Holland & Knight's subsidiary, Corporate Integrity Services, in conjunction with its technology partner, DynCorp, has developed an integrated software-based compliance system which incorporates all of these features and more.  The compliance solution is called KnightGuardian, and information is available through the author.

Anti-Money Laundering Legislation: the USA PATRIOT Act

The September 11 terrorist attacks were supported and promoted by funds laundered through the U.S. financial system.  Money laundering occurs when proceeds from illegal activities are converted into funds that appear to be legitimate and hide their true source or ownership.  A sophisticated money laundering operation generally involves a series of transactions used to disguise the source of financial assets so that those assets can be used without compromising the criminals who control them.  Illicit funds often begin in the form of cash, but can be converted into tainted money orders, wire transfers, bank drafts, checks, credit cards, and other payment instruments.  Terrorist funding can also be laundered through other legitimate investment vehicles including insurance policies, securities, real estate, consumer products and many others.

The USA PATRIOT Act, passed in response to the September 11 attacks, focuses on and strengthens existing anti-money laundering laws, in part, through amendments to the Bank Secrecy Act.  Prior to the USA PATRIOT Act, the Bank Secrecy Act permitted the Treasury Department to require “financial institutions” to implement anti-money laundering compliance programs.  “Financial institutions” is defined broadly under the BSA, and specifically includes many types of businesses that are not ordinarily thought of as financial institutions, set forth above.  Before September 11, Treasury focused most of its regulatory attention on banks and exempted most other  BSA "financial institutions from anti-money laundering requirements. 

The Patriot Act removed discretion from Treasury.  It requires that “each financial institution shall establish anti-money laundering programs.”  These programs must include written policies and procedures; a designated Compliance Officer; employee training; and periodic auditing and monitoring.  Further, among other provisions, the USA PATRIOT Act requires financial institutions to implement special account opening procedures and "Know Your Customer" due diligence.  The Patriot Act further requires financial institutions to implement systems to  check new accounts against government provided lists of terrorists.  Finally, the Patriot Act requires financial institutions to respond to government requests for information regarding possible business relationships with persons and entities suspected of, or being investigated for, terrorism, money laundering and other serious crimes.

Since enactment of the Patriot Act, the Treasury Department has been promulgating specific regulations for anti-money laundering programs for each of the different types of "financial institutions" identified in the Bank Secrecy Act.  Most recently, in April of 2003, Treasury issued a Notice of Proposed Rulemaking regarding anti-money laundering programs for "persons involved in real estate closings and settlements."  A proposed rule is expected in the next few months.

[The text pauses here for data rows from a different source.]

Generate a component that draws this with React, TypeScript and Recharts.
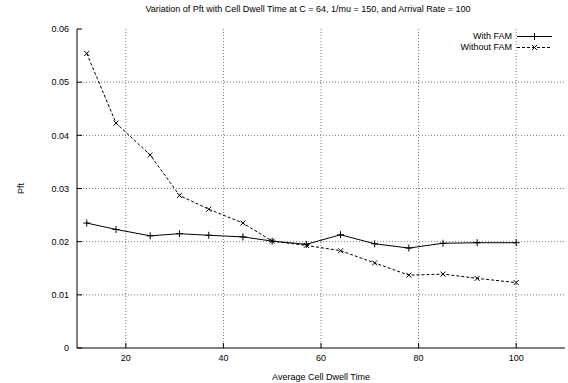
import React from "react";
import { LineChart, Line, XAxis, YAxis, CartesianGrid } from "recharts";

const dwellTimes = [12, 18, 25, 31, 37, 44, 50, 57, 64, 71, 78, 85, 92, 100];
const withFam = [0.0235, 0.0223, 0.0211, 0.0215, 0.0212, 0.0209, 0.0201, 0.0195, 0.0213, 0.0196, 0.0188, 0.0197, 0.0198, 0.0198];
const withoutFam = [0.0554, 0.0423, 0.0363, 0.0287, 0.0261, 0.0235, 0.0201, 0.0193, 0.0183, 0.016, 0.0137, 0.0139, 0.0131, 0.0123];
const xTicks = [20, 40, 60, 80, 100];
const yTicks = [0, 0.01, 0.02, 0.03, 0.04, 0.05, 0.06];

const data = dwellTimes.map((t, i) => ({ t, withFam: withFam[i], withoutFam: withoutFam[i] }));

const FONT = '"Liberation Sans", Arial, sans-serif';
const tickStyle = { fill: "#000", fontSize: 9, fontFamily: FONT };

const PlusDot = (props: any) => {
  const { cx, cy, index } = props;
  return <path key={index} d={`M${cx - 3.5},${cy}h7M${cx},${cy - 3.5}v7`} stroke="#000" strokeWidth={1} fill="none" />;
};

const CrossDot = (props: any) => {
  const { cx, cy, index } = props;
  return (
    <path key={index} d={`M${cx - 2.5},${cy - 2.5}l5,5M${cx - 2.5},${cy + 2.5}l5,-5`} stroke="#000" strokeWidth={1} fill="none" />
  );
};

// gnuplot-style key, top right inside the plot
const KeyBox = () => (
  <div
    style={{
      position: "absolute",
      top: 31,
      right: 15,
      fontFamily: FONT,
      fontSize: 9,
      lineHeight: "11px",
      color: "#000",
    }}
  >
    {[
      { name: "With FAM", dash: undefined, dot: "plus" },
      { name: "Without FAM", dash: "3 2", dot: "cross" },
    ].map((r) => (
      <div key={r.name} style={{ display: "flex", justifyContent: "flex-end", alignItems: "center" }}>
        <span>{r.name}</span>
        <svg width={36} height={11} style={{ marginLeft: 5 }}>
          <line x1={0} y1={5.5} x2={35} y2={5.5} stroke="#000" strokeDasharray={r.dash} />
          {r.dot === "plus" ? (
            <path d="M14,5.5h7M17.5,2v7" stroke="#000" fill="none" />
          ) : (
            <path d="M15,3l5,5M15,8l5,-5" stroke="#000" fill="none" />
          )}
        </svg>
      </div>
    ))}
  </div>
);

export default function App() {
  return (
    <div style={{ position: "absolute", left: 0, top: 0, width: 568, height: 383, background: "#fff" }}>
      <div
        style={{
          position: "absolute",
          top: 4,
          left: 0,
          width: 616,
          textAlign: "center",
          fontFamily: FONT,
          fontSize: 9,
          color: "#000",
        }}
      >
        Variation of Pft with Cell Dwell Time at C = 64, 1/mu = 150, and Arrival Rate = 100
      </div>
      <LineChart width={568} height={383} data={data} margin={{ top: 29, right: 3, bottom: 0, left: 0 }}>
        <CartesianGrid stroke="#777" strokeDasharray="1 2" verticalValues={xTicks} horizontalValues={[0.01, 0.02, 0.03, 0.04, 0.05]} />
        <XAxis
          dataKey="t"
          type="number"
          domain={[10, 110]}
          ticks={xTicks}
          height={35}
          tick={tickStyle}
          tickSize={-5}
          tickMargin={12}
          axisLine={{ stroke: "#000" }}
          tickLine={{ stroke: "#000" }}
          label={{ value: "Average Cell Dwell Time", position: "insideBottom", offset: 3, fill: "#000", fontSize: 9, fontFamily: FONT }}
        />
        <XAxis
          xAxisId="top"
          orientation="top"
          dataKey="t"
          type="number"
          domain={[10, 110]}
          ticks={xTicks}
          height={0}
          tick={false}
          tickSize={-5}
          axisLine={{ stroke: "#000" }}
          tickLine={{ stroke: "#000" }}
        />
        <YAxis
          type="number"
          domain={[0, 0.06]}
          ticks={yTicks}
          width={77}
          tick={tickStyle}
          tickSize={-5}
          tickMargin={13}
          tickFormatter={(v: number) => String(v)}
          axisLine={{ stroke: "#000" }}
          tickLine={{ stroke: "#000" }}
          label={{
            content: (p: any) => {
              const vb = p.viewBox;
              const cy = vb.y + vb.height / 2;
              return (
                <text x={24} y={cy} transform={`rotate(-90 24 ${cy})`} textAnchor="middle" fontSize={9} fontFamily={FONT} fill="#000">
                  Pft
                </text>
              );
            },
          }}
        />
        <YAxis
          yAxisId="right"
          orientation="right"
          type="number"
          domain={[0, 0.06]}
          ticks={yTicks}
          width={0}
          tick={false}
          tickSize={-5}
          axisLine={{ stroke: "#000" }}
          tickLine={{ stroke: "#000" }}
        />
        <Line
          dataKey="withFam"
          name="With FAM"
          stroke="#000"
          strokeWidth={1}
          dot={PlusDot}
          activeDot={false}
          isAnimationActive={false}
        />
        <Line
          dataKey="withoutFam"
          name="Without FAM"
          stroke="#000"
          strokeWidth={1}
          strokeDasharray="3 2"
          dot={CrossDot}
          activeDot={false}
          isAnimationActive={false}
        />
      </LineChart>
      <KeyBox />
    </div>
  );
}
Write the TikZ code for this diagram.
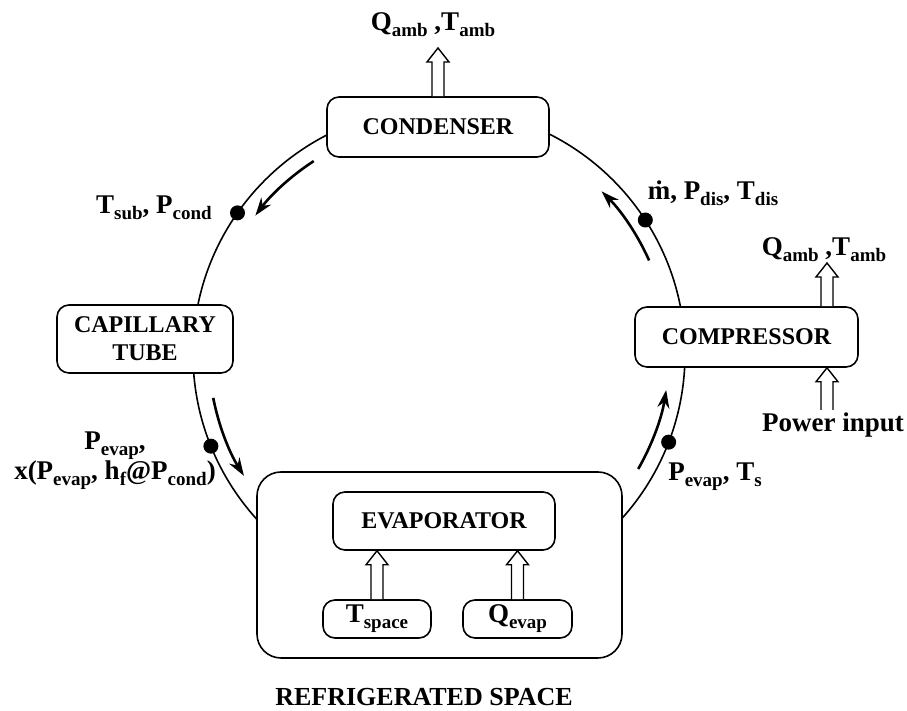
\documentclass[tikz,border=0pt]{standalone}
\usepackage{fontspec}
\setmainfont{Liberation Serif}
\usetikzlibrary{positioning, calc, arrows.meta}

% lowered, smaller index text
\newcommand{\sub}[1]{\raisebox{-3pt}{\fontsize{9.5}{10}\selectfont #1}}

\tikzset{%
  unit/.style={draw, fill=white, rounded corners=6pt, line width=0.8pt, align=center, inner sep=0pt,
    font=\bfseries\fontsize{12}{14}\selectfont},
  heat/.style={draw, fill=white, line width=0.7pt, line join=miter},
  flow/.style={-{Stealth[length=9pt,width=6pt]}, line width=1.3pt},
  probe/.style={fill=black, circle, inner sep=0pt, minimum size=7.5pt},
  cycle line/.style={line width=0.8pt}
}

% open arrow pointing straight up from #1 to #2
\newcommand{\heatarrow}[2]{%
  \draw[heat] let \p1=(#1), \p2=(#2) in
    (\x1-3pt,\y1) -- (\x1-3pt,\y2-7pt) -- (\x1-5.5pt,\y2-7pt) -- (\x1,\y2)
    -- (\x1+5.5pt,\y2-7pt) -- (\x1+3pt,\y2-7pt) -- (\x1+3pt,\y1);}

\begin{document}
\begin{tikzpicture}[x=0.5pt, y=0.5pt, every node/.style={font=\bfseries\fontsize{13.5}{15}\selectfont}]
\useasboundingbox (0,0) rectangle (907,711);

% refrigerant loop
\coordinate (o) at (439,357);
\draw[cycle line] (o) circle[radius=123pt];

% components
\node[unit, minimum width=111pt, minimum height=30pt] (cond) at (438,584) {CONDENSER};
\node[unit, minimum width=111.5pt, minimum height=30pt] (comp) at (746.5,374) {COMPRESSOR};
\node[unit, minimum width=88pt, minimum height=34pt] (cap) at (145,372) {CAPILLARY\\TUBE};
\node[unit, rounded corners=12pt, minimum width=182.5pt, minimum height=93pt] (space) at (439.5,146) {};
\node[unit, minimum width=111pt, minimum height=29pt] (evap) at (444,190) {EVAPORATOR};
\node[unit, font=\bfseries\fontsize{13.5}{15}\selectfont, minimum width=54pt, minimum height=19pt] (tsp) at (377,92) {T\sub{space}};
\node[unit, font=\bfseries\fontsize{13.5}{15}\selectfont, minimum width=54.5pt, minimum height=19pt] (qev) at (517.5,92) {Q\sub{evap}};
\node[font=\bfseries\fontsize{13}{15}\selectfont] (rs) at (424,14) {REFRIGERATED SPACE};

% heat and work
\coordinate (qc) at (438,663);
\coordinate (qk) at (827,448);
\coordinate (pin) at (827,301);
\node (qctxt) at (433,686) {Q\sub{amb} ,T\sub{amb}};
\node (qktxt) at (824,461) {Q\sub{amb} ,T\sub{amb}};
\node (pwr) at (833,286) {Power input};
\heatarrow{cond.north}{qc}
\heatarrow{qk |- comp.north}{qk}
\heatarrow{pin}{pin |- comp.south}
\heatarrow{tsp.north}{tsp.north |- evap.south}
\heatarrow{qev.north}{qev.north |- evap.south}

% state points
\node[probe] (s1) at ($(o)+(145:123pt)$) {};
\node[probe] (s2) at ($(o)+(33:123pt)$) {};
\node[probe] (s3) at ($(o)+(202:123pt)$) {};
\node[probe] (s4) at ($(o)+(-21:123pt)$) {};
\node (l1) at (154,503) {T\sub{sub}, P\sub{cond}};
\node (l2) at (713,518) {\.m, P\sub{dis}, T\sub{dis}};
\node[align=center] (l3) at (115,250) {P\sub{evap},\\x(P\sub{evap}, h\sub{f}@P\sub{cond})};
\node (l4) at (715,234) {P\sub{evap}, T\sub{s}};

% flow direction
\draw[flow] ($(o)+(123:115pt)$) arc[start angle=123, end angle=143, radius=115pt];
\draw[flow] ($(o)+(191:115pt)$) arc[start angle=191, end angle=212, radius=115pt];
\draw[flow] ($(o)+(-30:115pt)$) arc[start angle=-30, end angle=-9, radius=115pt];
\draw[flow] ($(o)+(24:115pt)$) arc[start angle=24, end angle=45, radius=115pt];
\end{tikzpicture}
\end{document}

In February of 2003, Treasury began a new process by which financial institutions will be asked to provide information about persons under investigation by law enforcement agencies.  Under this new program, authorized by Section 314 of the Patriot Act, every other week Treasury's Financial Crimes Enforcement Network ("FinCEN"),  via email or fax, sends out a list of persons under suspicion or investigation by law enforcement agencies.  The financial institutions which receive this list must check all current accounts and business relationships to determine whether they are doing business with any of the persons on the list.  If they are, they must report back to FinCEN, which, in turn, notifies the requesting law enforcement agency.  Every two weeks a new list is sent out.  Compliance with this requirement has proved to be cumbersome and time consuming for many financial institutions receiving the requests.  As of May 2003, nearly 25,000 financial institutions were receiving the requests.

Finally, on May 9, 2003, Treasury issued final regulations under Section 326 of the Patriot Act.  These regulations require a broad range of financial institutions, including banks, credit unions, savings associations securities broker dealers, mutual funds, futures commission merchants, and introducing brokers to establish Customer Identification Programs ("CIP's"), which are intended to verify the identity of customers who open new accounts.  The new regulations require affected companies to review certain identity verification documents and record information about them.  Documents reflecting this information must be maintained for five years from the date the record is created.  In addition, companies must verify the customer's identity such that the company has reasonable confidence that it knows the true  identity of the customer.  Finally, the CIP must include a process for determining whether the customer appears on any government-provided list of suspected terrorists.  FinCEN has not yet created or supplied a list of terrorists, but expects to do so in the future.  This provision has caused some confusion among the regulated community, since, initially, it was believed to be related to Executive Order 13224 and the OFAC List.  Both FinCEN and OFAC have made clear, however, that the two requirements are independent of each other, and the lack of a list of terrorists under Section 326 of the Patriot Act does not obviate the requirement to comply with the OFAC List and related regulations.

Conclusion

It is important to understand that everyone – all U.S. persons and businesses – must comply with the  Executive Order, effective now.  The obligation to check the OFAC List is completely separate from the issue of whether Treasury will require a business to implement an anti-money laundering compliance program.  Currently, all businesses in the U.S. must ensure that they are not involved in any transactions with a person or entity who appears on the OFAC List.

Although many businesses now defined as "financial institutions" typically are not thought of as targets for money laundering enterprises, the recent focus on terrorism financing has placed them in the same spotlight as banks, securities dealers, and other more traditional financial sectors.  Increasingly, many types of business transactions and those involved in them are becoming the focus of international, as well as domestic scrutiny, as the methods and means of terrorism and money laundering are discovered and better understood.  In the current climate, businesses need to take steps to ensure that they do not become unwitting participants in terrorist schemes.  Failure to comply with the new requirements can result in severe civil or criminal sanctions.  If a company ignores the requirements and, even inadvertently, engages in a transaction with a terrorist, criminal penalties could be imposed.